SUPPLEMENT
Du mirage nationaliste à l’utopie-en-action du messie collectif
Par RICH NGAPI
« Du mirage nationaliste à l’utopie-en-action du messie collectif ». Ce livre de Félix Mutombo-Mukendi se focalise sur le cas du Congo-Kinshasa. Cri de cœur et de raison, l’ouvrage est une autopsie de la décadence politique, économique, sociale et morale qui tétanise la République démocratique du Congo, dont la double trame s’articule autour d’un pseudo nationalisme aveuglant et d’une utopie démocratique et républicaine insensée.
C’est à l’honneur de l’auteur d’avoir eu la lucidité de dénoncer avec force ce « nationalisme verbal » déconnecté de la réalité, dans lequel ne cesse de s’encanailler la classe politique congolaise, voici près d’un demi-siècle. En effet, écrit Mwayila Tshiyembe dans la préface, « ce pseudo nationalisme est un véritable tissu de mensonge, de traîtrise, d’incompétence, d’irresponsabilité et d’égoïsme narquois. Il s’agit d’une mystification bourrée de sophismes et de logomachies au service de la tyrannie, en vue de dépraver les mœurs, d’endormir les intelligences et de dispenser les dévouements des Congolais».

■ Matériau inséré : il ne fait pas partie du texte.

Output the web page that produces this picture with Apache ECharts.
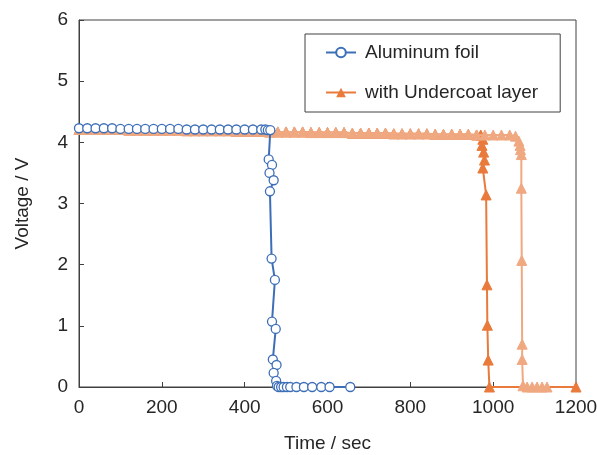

Insensée et biaisée, l’Utopie démocratique n’a duré que « ce que durent les fleurs, l’espace d’un matin », pour paraphraser Ronsard. Tel un rêve éveillé, en effet, cette utopie s’est fracassée sur le roc de la décolonisation bâclée par la Belgique, basculant Patrice Lumumba (Premier ministre) et Joseph Kasa-Vubu (Président) dans le piège mortel d’une monarchie constitutionnelle mimétique, concoctée par la Loi fondamentale. Pis encore, le Mouvement Populaire de la Révolution, monstre enfanté par le Lieutenant général Joseph-Désiré Mobutu et ses thuriféraires, deux ans après son putsch du 24 novembre 1965, en tant que parti-Etat, a fini par dévoiler les turpitudes de la classe politique (les deux chambres du Parlement) et des élites congolaises toutes tendances confondues.
Compte tenu de tous ces paramètres, la déliquescence du régime de Mobutu et sa disparition corps et biens, sous les coups de boutoir de la guerre de l’Est (1997), n’a pas su extirper ce « mal qui répand la terreur », comme dirait Jean de la Fontaine. La noyade précoce, dans un bain de sang effroyable, de « l’aventure de libération » rondement menée par Laurent-Désiré Kabila et alliés, souligne combien les faits sociaux sont têtus.
Dans ces pages, l’auteur démontre que « la République démocratique du Congo est un théâtre d’ombres où sont englouties les espérances et les bonnes volontés, sans que nul n’ose lever le doigt ou crier gare ». Ainsi, s’enchaînent les successions des seigneurs de guerre, des leaders ecclésiastiques (Eglises et mouvements religieux), des mascottes des partis politiques, des seigneurs de la « société civile » et des « dynamiques des composantes » avalisant le champ politique des intrigues et de mauvaise foi. « Si la misère, les massacres, les viols qui en résultent n’étaient pas tragiques, ce cinéma de mauvais goût aurait prêté à sourire », écrit le préfacier.
C’est fort de ce constat que l’auteur se fait violence, invite les élites congolaises à sortir de la torpeur et rompre avec les chimères du passé. Innovante, sa proposition de « l’utopie-en-action du messie collectif » est un manifeste que l’on peut résumer ainsi : la refondation d’un Etat de droit et d’une démocratie adaptés à l’histoire, à la culture et aux aspirations des peuples du Congo, pour forger une société de liberté et de responsabilité, condition sine qua non de sortie de crise sociétale qui ravage la Rdc. « Cet Etat de droit et cette démocratie, précise l’auteur, ne doivent pas être la copie conforme du modèle occidental de l’Etat-nation ».
Félix Mutombo-Mukendi, Du mirage nationaliste à l’utopie-en-action du messie collectif, L’Harmattan, Paris, 2005, 210 pages.